** begin RECORDED DATA **

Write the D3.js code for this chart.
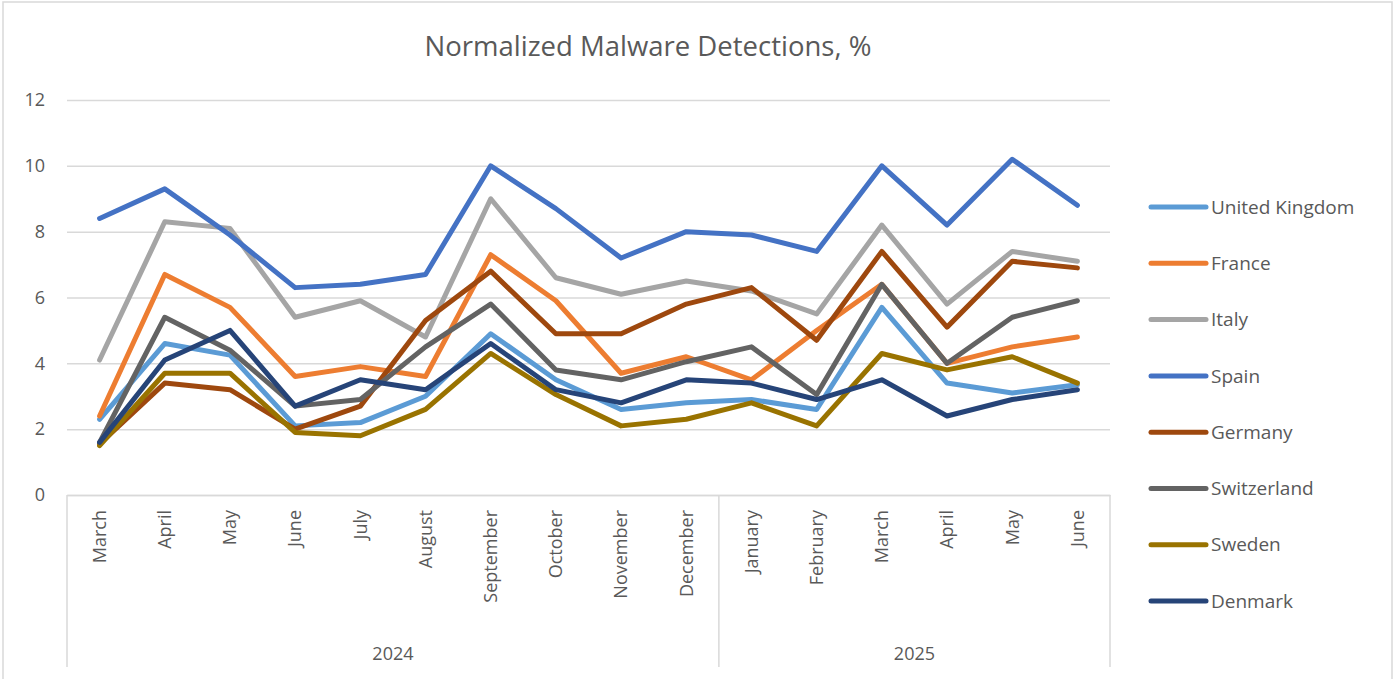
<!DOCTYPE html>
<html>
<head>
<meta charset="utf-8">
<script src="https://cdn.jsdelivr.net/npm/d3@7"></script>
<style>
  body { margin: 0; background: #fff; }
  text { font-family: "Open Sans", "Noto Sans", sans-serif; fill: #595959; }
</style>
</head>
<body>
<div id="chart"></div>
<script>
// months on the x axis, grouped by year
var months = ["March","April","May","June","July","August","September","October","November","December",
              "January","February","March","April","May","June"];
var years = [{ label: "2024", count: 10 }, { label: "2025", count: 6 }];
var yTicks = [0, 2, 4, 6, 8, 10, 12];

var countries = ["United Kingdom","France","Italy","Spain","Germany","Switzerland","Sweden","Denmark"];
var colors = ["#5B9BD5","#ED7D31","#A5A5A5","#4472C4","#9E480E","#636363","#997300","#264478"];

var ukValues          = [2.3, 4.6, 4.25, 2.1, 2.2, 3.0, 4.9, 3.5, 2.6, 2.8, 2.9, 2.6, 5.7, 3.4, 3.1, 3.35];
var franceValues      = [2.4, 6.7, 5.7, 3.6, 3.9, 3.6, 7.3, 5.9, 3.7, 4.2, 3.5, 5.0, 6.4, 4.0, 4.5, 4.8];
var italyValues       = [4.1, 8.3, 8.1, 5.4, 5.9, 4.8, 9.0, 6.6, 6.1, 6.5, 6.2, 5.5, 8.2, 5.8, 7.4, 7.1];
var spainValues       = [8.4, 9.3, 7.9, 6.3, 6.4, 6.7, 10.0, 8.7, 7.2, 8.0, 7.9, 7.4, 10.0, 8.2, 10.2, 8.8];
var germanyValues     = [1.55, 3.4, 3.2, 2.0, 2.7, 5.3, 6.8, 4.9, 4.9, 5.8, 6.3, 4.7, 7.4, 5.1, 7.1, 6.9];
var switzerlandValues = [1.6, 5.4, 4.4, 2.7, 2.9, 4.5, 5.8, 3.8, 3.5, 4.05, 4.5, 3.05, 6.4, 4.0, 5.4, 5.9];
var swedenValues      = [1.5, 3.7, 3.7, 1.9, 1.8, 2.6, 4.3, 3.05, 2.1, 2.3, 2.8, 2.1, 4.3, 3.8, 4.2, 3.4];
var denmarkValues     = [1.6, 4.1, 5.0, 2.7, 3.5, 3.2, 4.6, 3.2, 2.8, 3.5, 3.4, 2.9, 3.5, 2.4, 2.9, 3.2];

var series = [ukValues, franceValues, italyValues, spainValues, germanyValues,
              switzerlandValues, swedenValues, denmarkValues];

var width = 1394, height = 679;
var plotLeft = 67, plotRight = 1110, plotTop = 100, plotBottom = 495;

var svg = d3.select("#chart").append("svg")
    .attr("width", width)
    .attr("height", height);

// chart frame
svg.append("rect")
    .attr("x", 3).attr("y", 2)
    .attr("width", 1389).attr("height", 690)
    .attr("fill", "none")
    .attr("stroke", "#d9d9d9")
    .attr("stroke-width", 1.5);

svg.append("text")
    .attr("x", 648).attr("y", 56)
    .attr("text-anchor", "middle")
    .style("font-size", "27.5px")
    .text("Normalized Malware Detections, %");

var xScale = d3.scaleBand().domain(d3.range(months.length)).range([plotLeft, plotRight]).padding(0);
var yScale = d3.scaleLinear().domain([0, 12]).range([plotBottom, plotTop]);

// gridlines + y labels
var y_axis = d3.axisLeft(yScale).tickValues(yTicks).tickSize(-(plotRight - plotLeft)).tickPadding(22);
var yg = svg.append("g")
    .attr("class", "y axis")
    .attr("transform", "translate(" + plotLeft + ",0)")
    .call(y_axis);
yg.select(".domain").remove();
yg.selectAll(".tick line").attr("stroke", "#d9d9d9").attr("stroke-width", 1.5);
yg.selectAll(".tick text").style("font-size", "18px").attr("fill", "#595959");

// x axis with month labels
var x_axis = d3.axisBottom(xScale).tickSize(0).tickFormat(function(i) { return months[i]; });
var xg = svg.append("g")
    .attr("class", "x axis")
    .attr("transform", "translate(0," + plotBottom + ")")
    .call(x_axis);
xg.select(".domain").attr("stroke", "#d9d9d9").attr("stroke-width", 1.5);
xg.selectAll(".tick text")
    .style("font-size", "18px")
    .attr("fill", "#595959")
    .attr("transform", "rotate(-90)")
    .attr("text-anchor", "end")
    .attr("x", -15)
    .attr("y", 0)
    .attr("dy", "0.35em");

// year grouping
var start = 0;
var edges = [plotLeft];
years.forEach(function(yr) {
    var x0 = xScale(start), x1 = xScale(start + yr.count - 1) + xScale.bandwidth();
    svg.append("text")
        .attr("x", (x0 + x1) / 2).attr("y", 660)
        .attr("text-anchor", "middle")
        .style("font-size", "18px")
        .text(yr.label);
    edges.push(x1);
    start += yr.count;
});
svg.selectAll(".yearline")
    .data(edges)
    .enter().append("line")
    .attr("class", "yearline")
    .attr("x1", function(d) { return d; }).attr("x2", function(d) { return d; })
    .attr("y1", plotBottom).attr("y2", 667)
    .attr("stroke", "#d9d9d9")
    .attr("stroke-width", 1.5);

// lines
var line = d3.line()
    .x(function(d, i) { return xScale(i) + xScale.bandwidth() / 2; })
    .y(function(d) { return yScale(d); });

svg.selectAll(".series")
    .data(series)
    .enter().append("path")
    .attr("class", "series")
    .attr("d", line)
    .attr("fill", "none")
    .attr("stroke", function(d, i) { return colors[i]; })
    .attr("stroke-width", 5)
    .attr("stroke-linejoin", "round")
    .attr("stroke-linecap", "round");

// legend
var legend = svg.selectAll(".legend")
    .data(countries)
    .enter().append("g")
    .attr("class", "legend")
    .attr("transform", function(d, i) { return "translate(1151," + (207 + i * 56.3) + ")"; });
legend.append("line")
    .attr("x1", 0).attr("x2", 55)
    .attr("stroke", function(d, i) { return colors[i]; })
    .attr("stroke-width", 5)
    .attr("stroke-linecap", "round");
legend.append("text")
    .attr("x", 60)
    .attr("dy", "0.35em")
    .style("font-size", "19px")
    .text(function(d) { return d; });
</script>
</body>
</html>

** end RECORDED DATA **
** begin RECORDED DATA **

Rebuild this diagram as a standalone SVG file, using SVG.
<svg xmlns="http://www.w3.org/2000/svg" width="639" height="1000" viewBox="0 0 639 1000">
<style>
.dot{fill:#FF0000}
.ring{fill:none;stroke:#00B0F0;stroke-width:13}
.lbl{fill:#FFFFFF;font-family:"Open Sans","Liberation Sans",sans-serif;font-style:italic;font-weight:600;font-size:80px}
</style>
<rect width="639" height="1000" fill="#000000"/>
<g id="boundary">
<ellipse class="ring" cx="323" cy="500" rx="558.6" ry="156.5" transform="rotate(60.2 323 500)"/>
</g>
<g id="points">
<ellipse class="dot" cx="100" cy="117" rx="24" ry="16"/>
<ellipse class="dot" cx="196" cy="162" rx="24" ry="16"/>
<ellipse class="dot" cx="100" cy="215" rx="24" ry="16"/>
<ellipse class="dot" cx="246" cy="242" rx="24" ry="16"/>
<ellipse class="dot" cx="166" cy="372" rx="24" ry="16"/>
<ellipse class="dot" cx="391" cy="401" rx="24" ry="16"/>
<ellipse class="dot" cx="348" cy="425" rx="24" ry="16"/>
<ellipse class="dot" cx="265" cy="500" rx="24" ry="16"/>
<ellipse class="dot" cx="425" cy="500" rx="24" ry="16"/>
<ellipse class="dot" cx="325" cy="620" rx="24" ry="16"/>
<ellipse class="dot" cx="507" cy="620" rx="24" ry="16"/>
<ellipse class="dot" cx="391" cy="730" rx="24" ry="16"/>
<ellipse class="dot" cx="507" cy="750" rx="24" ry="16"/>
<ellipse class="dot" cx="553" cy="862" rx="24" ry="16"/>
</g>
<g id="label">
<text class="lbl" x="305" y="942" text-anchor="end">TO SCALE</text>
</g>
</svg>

** end RECORDED DATA **

▸ **WHAT YOU NEED TO DO**
Where does the word "this" appear? Return each line that holds it.

▸ **ANSWER TO THE EXERCISE**
Write the D3.js code for this chart.
Rebuild this diagram as a standalone SVG file, using SVG.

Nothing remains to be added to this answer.